When independent African countries were hit by hard times, the solution was foreign aid. Decades of aid didn’t alleviate, but exacerbated the continent’s plight. 

It came with conditions and programmes designed in western capitals without taking into local needs into consideration. Countries were treated as homogeneous entities with same problems, cultures and traditions which was a carry-on from the colonial days. A combination of aid and loans did not help Africa. 

And now China steps in with investments and loans to support Africa’s development. It comes with what is dubbed as a win-win solution, investing to the benefit of China and Africa. China is also bringing in its experience of lifting nearly 500 million people out of poverty in a period of 30 years for Africa to emulate. 
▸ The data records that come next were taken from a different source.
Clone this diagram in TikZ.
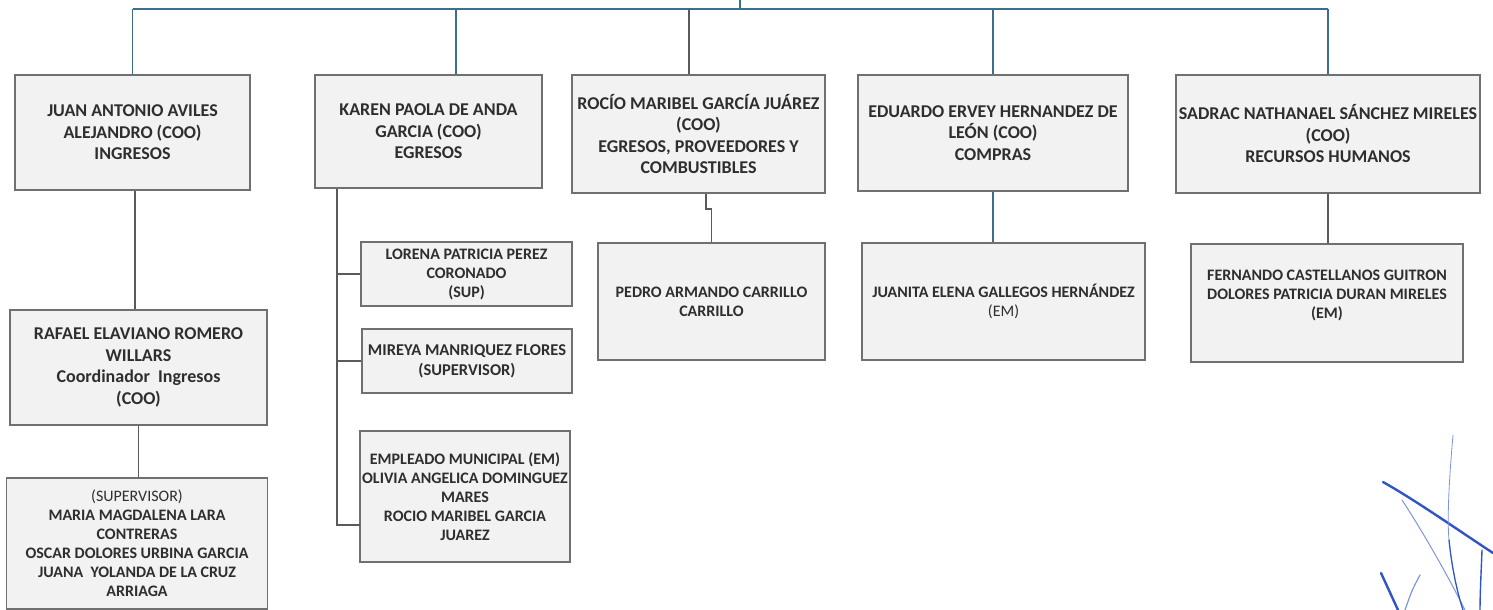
\documentclass[tikz,border=0pt]{standalone}
\usepackage{fontspec}
\setmainfont{Carlito}
\definecolor{boxline}{HTML}{707070}
\definecolor{boxfill}{HTML}{F2F2F2}
\definecolor{topline}{HTML}{3A6F8E}
\definecolor{subline}{HTML}{5A5A5A}
\definecolor{txt}{HTML}{2E2E2E}
\definecolor{sigblue}{HTML}{2F55C8}
\definecolor{sigblue2}{HTML}{7D95DC}
\tikzset{
  box/.style={draw=boxline, line width=1.3pt, fill=boxfill, align=center, text=txt, inner sep=1pt, font=\bfseries},
  big/.style={font=\fontsize{18}{21.5}\selectfont\bfseries},
  small/.style={font=\fontsize{16}{19}\selectfont\bfseries},
  link/.style={line width=1.3pt, topline},
  sublink/.style={line width=1.3pt, subline},
  sig/.style={sigblue, line cap=round},
  sigb/.style={sigblue2, line cap=round}
}
\begin{document}
\begin{tikzpicture}[x=1pt,y=-1pt]
\useasboundingbox (0,0) rectangle (1493,610);
% top level boxes
\node[box,big,minimum width=235pt,minimum height=115pt] (b1) at (132.5,132.5)
 {JUAN ANTONIO AVILES\\ALEJANDRO (COO)\\INGRESOS};
\node[box,big,minimum width=227pt,minimum height=113pt] (b2) at (428.5,131.5)
 {KAREN PAOLA DE ANDA\\GARCIA (COO)\\EGRESOS};
\node[box,big,minimum width=253pt,minimum height=118pt] (b3) at (698.5,134)
 {ROCÍO MARIBEL GARCÍA JUÁREZ\\(COO)\\EGRESOS, PROVEEDORES Y\\COMBUSTIBLES};
\node[box,big,minimum width=270pt,minimum height=116pt] (b4) at (993,133)
 {EDUARDO ERVEY HERNANDEZ DE\\LEÓN (COO)\\COMPRAS};
\node[box,big,minimum width=304pt,minimum height=118pt] (b5) at (1328,134)
 {SADRAC NATHANAEL SÁNCHEZ MIRELES\\(COO)\\RECURSOS HUMANOS};
% top connectors
\coordinate (root) at (740,0);
\coordinate (bar) at (740,9);
\draw[link] (root) -- (bar);
\draw[link] (b1.north |- bar) -- (b5.north |- bar);
\draw[link] (b1.north |- bar) -- (b1.north);
\coordinate (d2) at (456,9);
\draw[link] (d2) -- (d2 |- b2.north);
\coordinate (d3) at (689,9);
\draw[sublink] (d3) -- (d3 |- b3.north);
\draw[link] (b4.north |- bar) -- (b4.north);
\draw[link] (b5.north |- bar) -- (b5.north);
% branch 1
\node[box,big,minimum width=257pt,minimum height=115pt] (raf) at (138.5,367.5)
 {RAFAEL ELAVIANO ROMERO\\WILLARS\\Coordinador\ \ Ingresos\\(COO)};
\node[box,small,minimum width=261pt,minimum height=131pt] (sup) at (137,543.5)
 {{\mdseries (SUPERVISOR)}\\MARIA MAGDALENA LARA\\CONTRERAS\\OSCAR DOLORES URBINA GARCIA\\JUANA\ \ YOLANDA DE LA CRUZ\\ARRIAGA};
\coordinate (c1) at (135,0);
\draw[sublink] (c1 |- b1.south) -- (c1 |- raf.north);
\draw[sublink] (raf.south) -- (raf.south |- sup.north);
% branch 2
\node[box,small,minimum width=211pt,minimum height=64pt] (lor) at (466.5,274)
 {LORENA PATRICIA PEREZ\\CORONADO\\(SUP)};
\node[box,font=\fontsize{16.5}{20}\selectfont\bfseries,minimum width=210pt,minimum height=64pt] (mir) at (467,361)
 {MIREYA MANRIQUEZ FLORES\\(SUPERVISOR)};
\node[box,small,minimum width=210pt,minimum height=131pt] (emp) at (465,496.5)
 {EMPLEADO MUNICIPAL (EM)\\OLIVIA ANGELICA DOMINGUEZ\\MARES\\ROCIO MARIBEL GARCIA\\JUAREZ};
\coordinate (kx) at (337,0);
\coordinate (empin) at (360,525);
\draw[sublink] (kx |- b2.south) -- (kx |- empin) -- (empin);
\draw[sublink] (kx |- lor.west) -- (lor.west);
\draw[sublink] (kx |- mir.west) -- (mir.west);
% branch 3
\node[box,small,minimum width=227pt,minimum height=117pt] (ped) at (711.5,301.5)
 {PEDRO ARMANDO CARRILLO\\CARRILLO};
\coordinate (j3) at (706,209);
\draw[sublink] (j3 |- b3.south) -- (j3) -- (ped.north |- j3) -- (ped.north);
% branch 4
\node[box,small,minimum width=283pt,minimum height=117pt] (jua) at (1003.5,301.5)
 {JUANITA ELENA GALLEGOS HERNÁNDEZ\\{\mdseries (EM)}};
\draw[link] (b4.south) -- (b4.south |- jua.north);
% branch 5
\node[box,small,minimum width=272pt,minimum height=118pt,text depth=18pt] (fer) at (1327,303)
 {FERNANDO CASTELLANOS GUITRON\\DOLORES PATRICIA DURAN MIRELES\\(EM)};
\draw[sublink] (b5.south) -- (b5.south |- fer.north);
% signature
\draw[sig, line width=2.4pt] (1383,482) .. controls (1415,500) and (1455,528) .. (1493,553);
\draw[sigb, line width=1pt] (1402,500) .. controls (1425,535) and (1450,580) .. (1465,610);
\draw[sigb, line width=0.8pt] (1453,435) .. controls (1449,480) and (1447,520) .. (1449,540);
\draw[sig, line width=1.3pt] (1449,540) .. controls (1452,570) and (1458,595) .. (1463,610);
\draw[sig, line width=1.4pt] (1482,550) .. controls (1481,575) and (1480,595) .. (1480,610);
\draw[sig, line width=2.4pt] (1381,573) -- (1398,610);
\draw[sigb, line width=1.2pt] (1420,575) .. controls (1412,590) .. (1405,610);
\end{tikzpicture}
\end{document}
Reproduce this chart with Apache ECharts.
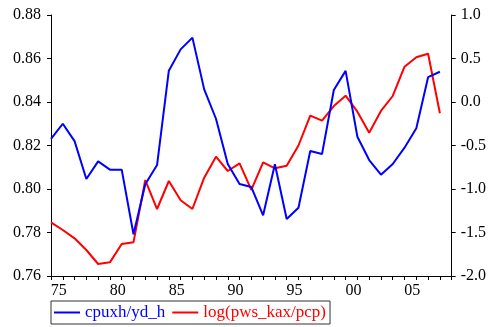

Once a poor country with biting poverty, China radically changed for the better following economic reforms in 1978 that entailed opening up to the market. It attracted world businesses and also started doing business with the world. It created jobs for its people, lifted them out of poverty, embraced technology, modernised and became a world economic power. 

To Africans struggling to get out of poverty, there are lessons to learn from China. And also it comes with an alternative to aid, which made African dependant and consequently stagnant. In Ethiopia, where China has made significant investment and given financial support, two Chinese shoe factories set up in 2010 and 2016 have created some 7,000 jobs are earning the country foreign exchange in millions of dollars. 

The shoes produced include brands like Calvin Klein, which are sold across the world. It is such examples, in addition to the non-interference policy, that are enticing Africa.  In his speech on Monday, Xi Jinping stressed: “We follow a ‘five-no” approach in our relations with Africa: no interference in Africa countries’ pursuit of development paths that fit their natural conditions, no interference in African countries internal affairs, no imposition of our will on African countries, no attachment of political gains in investments and financing co-operation with Africa.” 

A script of how China is developing Africa is being pieced up and Africa’s hope is that in future it turns into how China developed Africa. Prejudices against China and its intentions, its products and people taking over local jobs will pale as Africans begin to increasingly see their countries being developed with its support. 

The fact that cannot be discounted is Chinese investment in Africa is making a significant impact and also setting a footprint on the continent. However, for Africa to fully develop its leaders must emulate China by firmly fighting corruption.